This week, the National Labor Relations Board (NLRB) — now legally constituted and still very union-friendly — reaffirmed its “quickie elections” rule. The original rule was thrown out by the D.C. Circuit Court because the Board lacked a proper quorum to make rules.
After the Senate confirmed a full slate of members to the NLRB in July, the NLRB could get back to gutting legal precedent on behalf of the unions that backed the President’s campaign so lavishly. And first up is “quickie elections,” a favor to unions which may keep opponents of unionization from telling their side of the story before a union vote.
Even worse, the latest rulemaking continues to permit unions to demand employees’ full contact information, including their home addresses. The Employee Rights Act (ERA), a proposed federal labor reform, would allow employees to “opt out” of giving unions their contacts and addresses. A recent national poll found that 82 percent of union household members favored this provision.

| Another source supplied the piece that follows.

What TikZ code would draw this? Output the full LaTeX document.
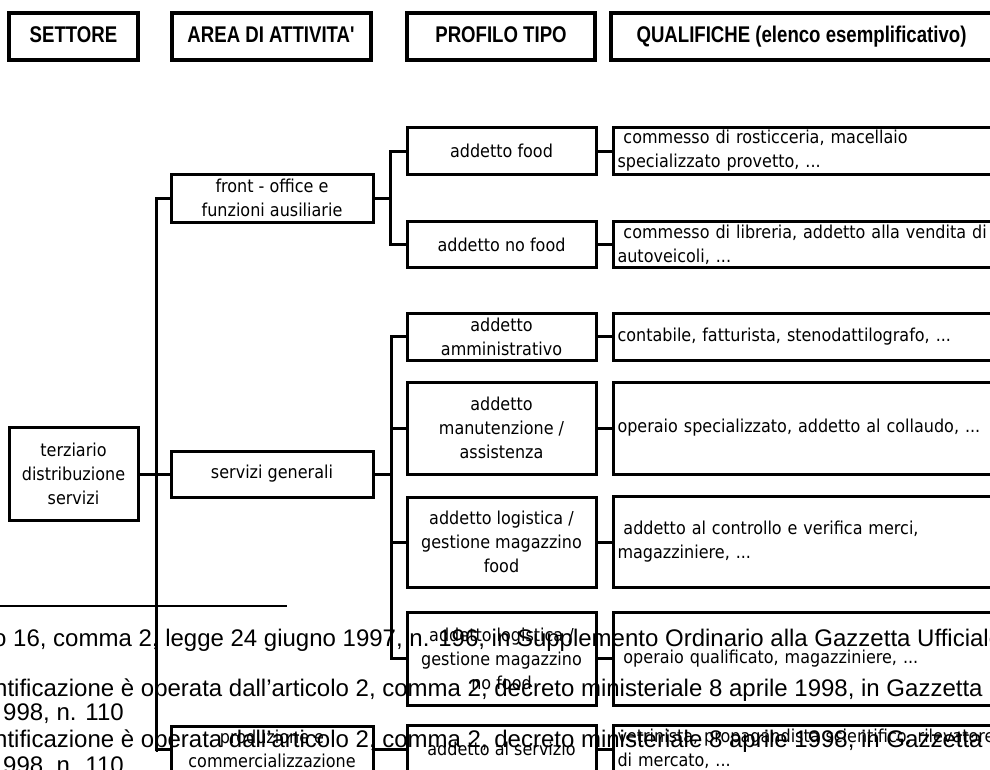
\documentclass[tikz,border=0pt]{standalone}
\usepackage{fontspec}
\usepackage{tikz}
\usetikzlibrary{positioning}
\newfontfamily\boxfont[FakeStretch=0.9]{DejaVu Sans}
\newfontfamily\hdrfont[FakeStretch=0.82]{Liberation Sans}
\newfontfamily\notefont{Liberation Sans}
\tikzset{hdr/.style = {draw, line width = 3.4, inner sep = 0, minimum height = 47,
                       text height = 16, text depth = 4,
                       font = \hdrfont\fontsize{22.7}{24}\selectfont\bfseries}}
\tikzset{box/.style = {draw, line width = 3, inner sep = 0, align = center,
                       font = \boxfont\fontsize{17.8}{24}\selectfont}}
\tikzset{pbox/.style = {box, minimum width = 189}}
\tikzset{qbox/.style = {box, anchor = west, align = left, text width = 390, inner xsep = 4}}
\tikzset{link/.style = {line width = 3}}
\tikzset{note/.style = {anchor = base west, inner sep = 0,
                        font = \notefont\fontsize{24}{24}\selectfont}}

\begin{document}
\begin{tikzpicture}[x = 1pt, y = -1pt]
    \path [use as bounding box] (0, 0) rectangle (990, 769);
    \clip (0, 0) rectangle (990, 769);

    \node [hdr, minimum width = 129] (hset) at (73.5, 36.5) {SETTORE};
    \node [hdr, minimum width = 199] (harea) at (271.5, 36.5) {AREA DI ATTIVITA\textquotesingle};
    \node [hdr, minimum width = 188] (hprof) at (501, 36.5) {PROFILO TIPO};
    \node [hdr, minimum width = 381] (hqual) at (801.5, 36.5) {QUALIFICHE (elenco esemplificativo)};

    \node [box, minimum width = 129, minimum height = 93] (ter) at (73.5, 474) {terziario\\distribuzione\\servizi};

    \node [box, minimum width = 202, minimum height = 48] (fo) at (272, 198) {front - office e\\funzioni ausiliarie};
    \node [box, minimum width = 202, minimum height = 46] (sg) at (272, 474) {servizi generali};
    \node [box, minimum width = 202, minimum height = 46] (pc) at (272, 749) {produzione e\\commercializzazione};

    \node [pbox, minimum height = 47] (food) at (501.5, 151) {addetto food};
    \node [pbox, minimum height = 46] (nofood) at (501.5, 244.5) {addetto no food};
    \node [pbox, minimum height = 47] (amm) at (501.5, 336.5) {addetto\\amministrativo};
    \node [pbox, minimum height = 92] (man) at (501.5, 428) {addetto\\manutenzione /\\assistenza};
    \node [pbox, minimum height = 90] (logf) at (501.5, 542) {addetto logistica /\\gestione magazzino\\food};
    \node [pbox, minimum height = 93] (lognf) at (501.5, 658.5) {addetto logistica /\\gestione magazzino\\no food};
    \node [pbox, minimum height = 48] (serv) at (501.5, 749) {addetto al servizio};

    \node [qbox, minimum height = 47] (qfood) at (612, 151) {\ commesso di rosticceria, macellaio\\specializzato provetto, ...};
    \node [qbox, minimum height = 46] (qnofood) at (612, 244.5) {\ commesso di libreria, addetto alla vendita di\\autoveicoli, ...};
    \node [qbox, minimum height = 47] (qamm) at (612, 336.5) {contabile, fatturista, stenodattilografo, ...};
    \node [qbox, minimum height = 92] (qman) at (612, 428) {operaio specializzato, addetto al collaudo, ...};
    \node [qbox, minimum height = 91] (qlogf) at (612, 542) {\ addetto al controllo e verifica merci,\\magazziniere, ...};
    \node [qbox, minimum height = 93] (qlognf) at (612, 658.5) {\ operaio qualificato, magazziniere, ...};
    \node [qbox, minimum height = 47] (qserv) at (612, 749) {vetrinista, propagandista scientifico, rilevatore\\di mercato, ...};

    \draw [link] (ter.east) -- (sg.west);
    \draw [link] (ter.east) -- ++(17, 0) |- (fo.west);
    \draw [link] (ter.east) -- ++(17, 0) |- (pc.west);

    \draw [link] (fo.east) -- ++(16, 0) |- (food.west);
    \draw [link] (fo.east) -- ++(16, 0) |- (nofood.west);
    \foreach \p in {amm, man, logf, lognf}
        \draw [link] (sg.east) -- ++(17, 0) |- (\p.west);
    \draw [link] (pc.east) -- (serv.west);

    \foreach \p/\q in {food/qfood, nofood/qnofood, amm/qamm, man/qman, logf/qlogf, lognf/qlognf, serv/qserv}
        \draw [link] (\p.east) -- (\q.west);

    \draw [line width = 1.6] (0, 606) -- (287, 606);
    \node [note] (n1) at (-7, 646) {o 16, comma 2, legge 24 giugno 1997, n. 196, in Supplemento Ordinario alla Gazzetta Ufficiale};
    \node [note] (n2) at (-6, 696) {ntificazione è operata dall’articolo 2, comma 2, decreto ministeriale 8 aprile 1998, in Gazzetta};
    \node [note] (n3) at (3, 720) {998, n. 110};
    \node [note] (n4) at (-6, 747) {ntificazione è operata dall’articolo 2, comma 2, decreto ministeriale 8 aprile 1998, in Gazzetta};
    \node [note] (n5) at (3, 773) {998, n. 110};
\end{tikzpicture}
\end{document}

Meanwhile, a multi-part feature in The Washington Examiner exposes another Big Labor Favor: Public-sector unions use “official time” — taxpayer funding for union work by government employees — to build their political and membership muscle. As Florida Republican Rep. Dennis Ross notes, “We are paying them on official time using official resources to lobby us as officials so they can get what they think is due them from this government. It’s kind of self-consuming. You are using taxpayer dollars to lobby for more dollars.”
At the federal level, Mark Flatten reports that taxpayers spend roughly $156 million on “official time” each year. In total, 708 federal employees spend at least half their working time doing union work rather than their government jobs. States have begun already to rein in the similar practice of granting union staff “release time”: Will the federal government continue to lag behind?